Mon, Nov 01, 2004 - Page 3 News List

Legislators debate over weapons deal

WAR AND PEACE In a televised debate, the two lawmakers considered to be the most vocal advocates and opponents to the arms procurement plan sparred over its merits

By Debby Wu  /  STAFF REPORTER

While Democratic Progressive Party (DPP) lawmaker Lee Wen-chung (李文忠) insisted the proposed arms deal with the US was necessary to maintain cross-strait peace, People First Party (PFP) lawmaker Lin Yu-fang (林郁方) would not back down from his position that the cost was unreasonable as two engaged in a public debate on the deal yesterday.

Lee and Lin were invited to CTS yesterday for a televised debate. CNA news wire journalist Luo Kuang-jen (羅廣仁), and Cheng Chi-wen (鄭繼文) editor-in-chief of Defense International acted as questioners.

Taiwan is planning to spend NT$610.8 billion (US$18 billion) over the next 15 years to purchase diesel submarines, P-3C maritime patrol aircraft and Patriot anti-missile systems from the US.

Since Lee and Lin are the two most vocal lawmakers on the legislature's National Defense Committee, they have been seen as the two unofficial spokesmen for and against the plan.

While Lee yesterday appealed to the public for a strong national defense, Lin argued that the US was trying to rip Taiwan off -- but said he did not in principle oppose the arms deal.

The two mainly argued about the cost of the submarines.
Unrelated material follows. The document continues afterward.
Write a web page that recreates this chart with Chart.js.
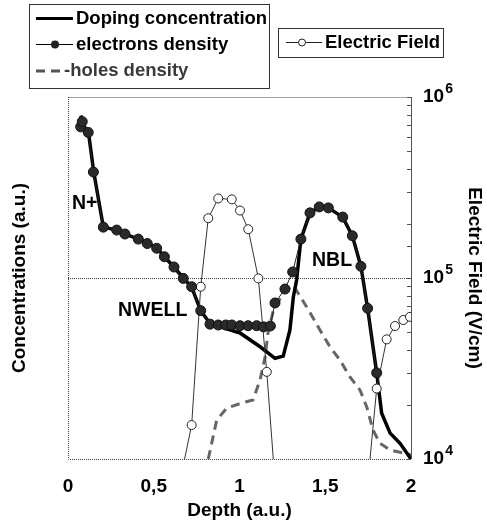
<!DOCTYPE html>
<html>
<head>
<meta charset="utf-8">
<script src="https://cdn.jsdelivr.net/npm/chart.js@4.4.1/dist/chart.umd.min.js"></script>
<style>
  body { margin: 0; background: #fff; }
  #wrap { position: relative; width: 487px; height: 527px; }
</style>
</head>
<body>
<div id="wrap"><canvas id="profileChart" width="487" height="527"></canvas></div>
<script>
// Depth (a.u.) / value pairs
const dopingDepth = [0.075, 0.09, 0.12, 0.15, 0.206, 0.285, 0.333, 0.41, 0.462, 0.517, 0.562, 0.618, 0.672, 0.721, 0.774, 0.828, 1.003, 1.12, 1.207, 1.255, 1.294, 1.314, 1.333, 1.358, 1.411, 1.465, 1.518, 1.602, 1.658, 1.708, 1.747, 1.80, 1.829, 1.878, 1.936, 2.0];
const dopingValues = [7.9e5, 7.0e5, 6.3e5, 3.85e5, 1.91e5, 1.84e5, 1.75e5, 1.64e5, 1.56e5, 1.47e5, 1.31e5, 1.15e5, 1.0e5, 8.9e4, 6.6e4, 5.6e4, 4.97e4, 4.17e4, 3.6e4, 3.7e4, 5.16e4, 7.85e4, 9.75e4, 1.64e5, 2.29e5, 2.47e5, 2.44e5, 2.17e5, 1.71e5, 1.16e5, 6.8e4, 2.99e4, 1.79e4, 1.39e4, 1.22e4, 1.0e4];

const electronDepth = [0.074, 0.083, 0.118, 0.148, 0.206, 0.284, 0.332, 0.41, 0.462, 0.517, 0.562, 0.618, 0.672, 0.721, 0.774, 0.828, 0.876, 0.92, 0.955, 1.003, 1.05, 1.10, 1.14, 1.18, 1.207, 1.265, 1.31, 1.358, 1.411, 1.465, 1.518, 1.602, 1.658, 1.708, 1.747, 1.80];
const electronValues = [6.84e5, 7.31e5, 6.37e5, 3.85e5, 1.91e5, 1.84e5, 1.75e5, 1.64e5, 1.55e5, 1.46e5, 1.31e5, 1.15e5, 9.95e4, 8.95e4, 6.6e4, 5.56e4, 5.5e4, 5.5e4, 5.5e4, 5.45e4, 5.45e4, 5.45e4, 5.37e4, 5.43e4, 7.28e4, 8.69e4, 1.08e5, 1.64e5, 2.29e5, 2.47e5, 2.44e5, 2.17e5, 1.71e5, 1.16e5, 6.8e4, 2.99e4];

const holeDepth = [0.818, 0.867, 0.925, 1.013, 1.079, 1.12, 1.149, 1.166, 1.195, 1.254, 1.312, 1.392, 1.469, 1.528, 1.586, 1.644, 1.703, 1.742, 1.778, 1.819, 1.878, 1.953, 2.0];
const holeValues = [1.0e4, 1.64e4, 1.91e4, 2.04e4, 2.12e4, 2.73e4, 3.66e4, 4.97e4, 6.49e4, 8.26e4, 9.14e4, 6.92e4, 5.16e4, 4.16e4, 3.52e4, 2.84e4, 2.40e4, 1.94e4, 1.45e4, 1.22e4, 1.12e4, 1.08e4, 1.05e4];

// field drops below 1e4 V/cm between the two peaks (null = gap)
const fieldDepth = [0.68, 0.721, 0.774, 0.818, 0.876, 0.955, 1.003, 1.051, 1.11, 1.159, 1.197, 1.5, 1.761, 1.80, 1.858, 1.907, 1.955, 1.994];
const fieldValues = [1.0e4, 1.54e4, 8.95e4, 2.14e5, 2.75e5, 2.72e5, 2.36e5, 1.86e5, 9.95e4, 3.03e4, 1.0e4, null, 1.0e4, 2.45e4, 4.58e4, 5.43e4, 5.86e4, 6.1e4];
const fieldMarker = [0, 4.5, 4.5, 4.5, 4.5, 4.5, 4.5, 4.5, 4.5, 4.5, 0, 0, 0, 4.5, 4.5, 4.5, 4.5, 4.5];

const xTicks = [0, 0.5, 1, 1.5, 2];
const fieldDecades = [4, 5, 6];   // right axis labels 10^4 .. 10^6

const FONT = '"Liberation Sans", Arial, sans-serif';

function pairs(xs, ys) {
  return xs.map((x, i) => ({ x: x, y: ys[i] }));
}

// Frame, 10^5 reference line and inward ticks of the right axis
const framePlugin = {
  id: 'frame',
  beforeDatasetsDraw(chart) {
    const { ctx, chartArea: a } = chart;
    const y2 = chart.scales.y2;
    ctx.save();
    ctx.lineWidth = 1;
    ctx.setLineDash([1, 1]);
    ctx.beginPath();
    ctx.moveTo(a.left + 0.5, a.top + 0.5);
    ctx.lineTo(a.right, a.top + 0.5);
    ctx.moveTo(a.left + 0.5, a.top);
    ctx.lineTo(a.left + 0.5, a.bottom + 0.5);
    ctx.lineTo(a.right, a.bottom + 0.5);
    const yRef = Math.round(y2.getPixelForValue(1e5)) + 0.5;
    ctx.moveTo(a.left, yRef);
    ctx.lineTo(a.right, yRef);
    ctx.strokeStyle = '#444';
    ctx.stroke();
    ctx.setLineDash([]);
    ctx.strokeStyle = '#555';
    ctx.beginPath();
    ctx.moveTo(a.right + 0.5, a.top);
    ctx.lineTo(a.right + 0.5, a.bottom);
    y2.ticks.forEach(t => {
      const py = Math.round(y2.getPixelForValue(t.value)) + 0.5;
      ctx.moveTo(a.right - 4, py);
      ctx.lineTo(a.right, py);
    });
    ctx.stroke();
    ctx.restore();
  },
  afterDraw(chart) {
    const ctx = chart.ctx;
    const y2 = chart.scales.y2;
    ctx.save();
    ctx.fillStyle = '#000';
    ctx.textBaseline = 'middle';

    // right axis labels with raised exponent
    fieldDecades.forEach(p => {
      const py = y2.getPixelForValue(Math.pow(10, p));
      ctx.font = 'bold 19px ' + FONT;
      ctx.fillText('10', y2.left + 12, py);
      const w = ctx.measureText('10').width;
      ctx.font = 'bold 14px ' + FONT;
      ctx.fillText(String(p), y2.left + 13 + w, py - 8);
    });

    // region labels
    ctx.font = 'bold 19.5px ' + FONT;
    ctx.fillText('N+', 72, 204);
    ctx.fillText('NWELL', 118, 311);
    ctx.fillText('NBL', 312, 261);

    // legend boxes
    ctx.strokeStyle = '#333';
    ctx.lineWidth = 1;
    ctx.strokeRect(29.5, 4.5, 240, 84);
    ctx.strokeRect(278.5, 28.5, 165, 29);

    ctx.font = 'bold 18.5px ' + FONT;
    // doping
    ctx.strokeStyle = '#000';
    ctx.lineWidth = 3;
    ctx.beginPath(); ctx.moveTo(36, 18.5); ctx.lineTo(73, 18.5); ctx.stroke();
    ctx.fillText('Doping concentration', 76, 19);
    // electrons
    ctx.lineWidth = 1;
    ctx.beginPath(); ctx.moveTo(36, 44.5); ctx.lineTo(73, 44.5); ctx.stroke();
    ctx.fillStyle = '#222';
    ctx.beginPath(); ctx.arc(55, 44.5, 4, 0, Math.PI * 2); ctx.fill();
    ctx.fillStyle = '#000';
    ctx.fillText('electrons density', 76, 45);
    // holes
    ctx.strokeStyle = '#555';
    ctx.lineWidth = 3;
    ctx.setLineDash([9, 6]);
    ctx.beginPath(); ctx.moveTo(36, 71); ctx.lineTo(61, 71); ctx.stroke();
    ctx.setLineDash([]);
    ctx.fillStyle = '#3a3a3a';
    ctx.fillText('-holes density', 64, 71);
    // field
    ctx.strokeStyle = '#222';
    ctx.lineWidth = 1;
    ctx.beginPath(); ctx.moveTo(286, 42.5); ctx.lineTo(322, 42.5); ctx.stroke();
    ctx.fillStyle = '#fff';
    ctx.beginPath(); ctx.arc(302, 42.5, 3.5, 0, Math.PI * 2); ctx.fill(); ctx.stroke();
    ctx.fillStyle = '#000';
    ctx.fillText('Electric Field', 325, 43);
    ctx.restore();
  }
};

const ctx = document.getElementById('profileChart');
new Chart(ctx, {
  type: 'scatter',
  data: {
    datasets: [
      { label: 'electrons density', data: pairs(electronDepth, electronValues), yAxisID: 'y', showLine: true,
        borderColor: '#222', borderWidth: 1, pointRadius: 5, pointBackgroundColor: '#2a2a2a', pointBorderColor: '#111', pointBorderWidth: 1 },
      { label: 'Electric Field', data: pairs(fieldDepth, fieldValues), yAxisID: 'y2', showLine: true, spanGaps: false,
        borderColor: '#333', borderWidth: 1, pointRadius: fieldMarker, pointBackgroundColor: '#fff', pointBorderColor: '#222', pointBorderWidth: 1 },
      { label: 'Doping concentration', data: pairs(dopingDepth, dopingValues), yAxisID: 'y', showLine: true,
        borderColor: '#000', borderWidth: 3.5, pointRadius: 0 },
      { label: 'holes density', data: pairs(holeDepth, holeValues), yAxisID: 'y', showLine: true,
        borderColor: '#666', borderWidth: 3, borderDash: [9, 6], pointRadius: 0 }
    ]
  },
  options: {
    responsive: false,
    animation: false,
    layout: { padding: { top: 97, left: 0, right: 0, bottom: 0 } },
    plugins: { legend: { display: false }, tooltip: { enabled: false } },
    scales: {
      x: {
        type: 'linear', min: 0, max: 2,
        afterBuildTicks: s => { s.ticks = xTicks.map(v => ({ value: v })); },
        afterFit: s => { s.height = 68; },
        grid: { display: false }, border: { display: false },
        ticks: { color: '#000', padding: 8, font: { family: FONT, size: 19, weight: 'bold' },
          callback: v => String(v).replace('.', ',') },
        title: { display: true, text: 'Depth (a.u.)', color: '#000', padding: { bottom: 5 },
          font: { family: FONT, size: 19, weight: 'bold' } }
      },
      y: {
        type: 'logarithmic', position: 'left', min: 1e4, max: 1e6,
        afterFit: s => { s.width = 68; },
        grid: { display: false }, border: { display: false },
        ticks: { display: false },
        title: { display: true, text: 'Concentrations (a.u.)', color: '#000', padding: { top: 8 },
          font: { family: FONT, size: 19, weight: 'bold' } }
      },
      y2: {
        type: 'logarithmic', position: 'right', min: 1e4, max: 1e6,
        afterFit: s => { s.width = 76; },
        grid: { display: false, drawTicks: false }, border: { display: false },
        ticks: { autoSkip: false, padding: 12, callback: () => '' },
        title: { display: true, text: 'Electric Field (V/cm)', color: '#000', padding: { top: 1 },
          font: { family: FONT, size: 19, weight: 'bold' } }
      }
    }
  },
  plugins: [framePlugin]
});
</script>
</body>
</html>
Lee said that there was the potential to bring down the submarine budget by NT$100 billion, but Lin countered by saying NT$200 billion was merely a conservative estimate.

Lin opened his argument by saying that the cost was too high, saying that the next generation will be burdened by the purchase.

"The US has told us that we only have to spend NT$36 billion more if we try to assemble the submarines locally, but the Ministry of National Defense told us that it would cost NT$72 billion more," Lin said.

"There is also the issue of the Patriot anti-missile system. We have been demanding the Patriot system's performance information from the US, but they have refused to give it to us. How can we buy the system before we know how well it works?" Lin said.

But Lee countered by saying all the purchases were necessary to maintain the military balance of power between Taiwan and China.

"If we want to avoid war, we need a strong national defense to ensure that," Lee said in his opening speech.

"If the US is willing to defend Taiwan, why aren't the Taiwanese?" Lee asked.

Lin then pointed out that the if China Shipbuilding Corp (CSBC) should assemble the submarines locally, which would save NT$180 billion. If the submarines were assembled overseas, the budget could be cut ny NT$190 billion.

Lin was quoting figures provided by a German submarine expert who was invited to make a cost evaluation.

"If we want to assemble the submarines locally, the CSBC only needs to spend US$11 billion to improve its equipment," Lin said.

But Lee rebuked Lin's statement, saying that the information provided by the CSBC was unreliable. He said the CSBC gave him completely different numbers.

Although Lin scolded the US for refusing to provide comprehensive information for Patriot anti-missile system, he also invoked US Secretary of the State Colin Powell's recent remarks to berate the governing party.

"Aside from military power, we can seek to resolve the disputes between Taiwan and China through diplomacy. We can try to restart negotiations with China under the principle of "one China," with each side having its own interpretation," Lin said.

"When a small power tries to fight a big power, it needs intervention form a third party. But the DPP government has been lousy with diplomacy. That is why the DPP administration was admonished by Powell," Lin said.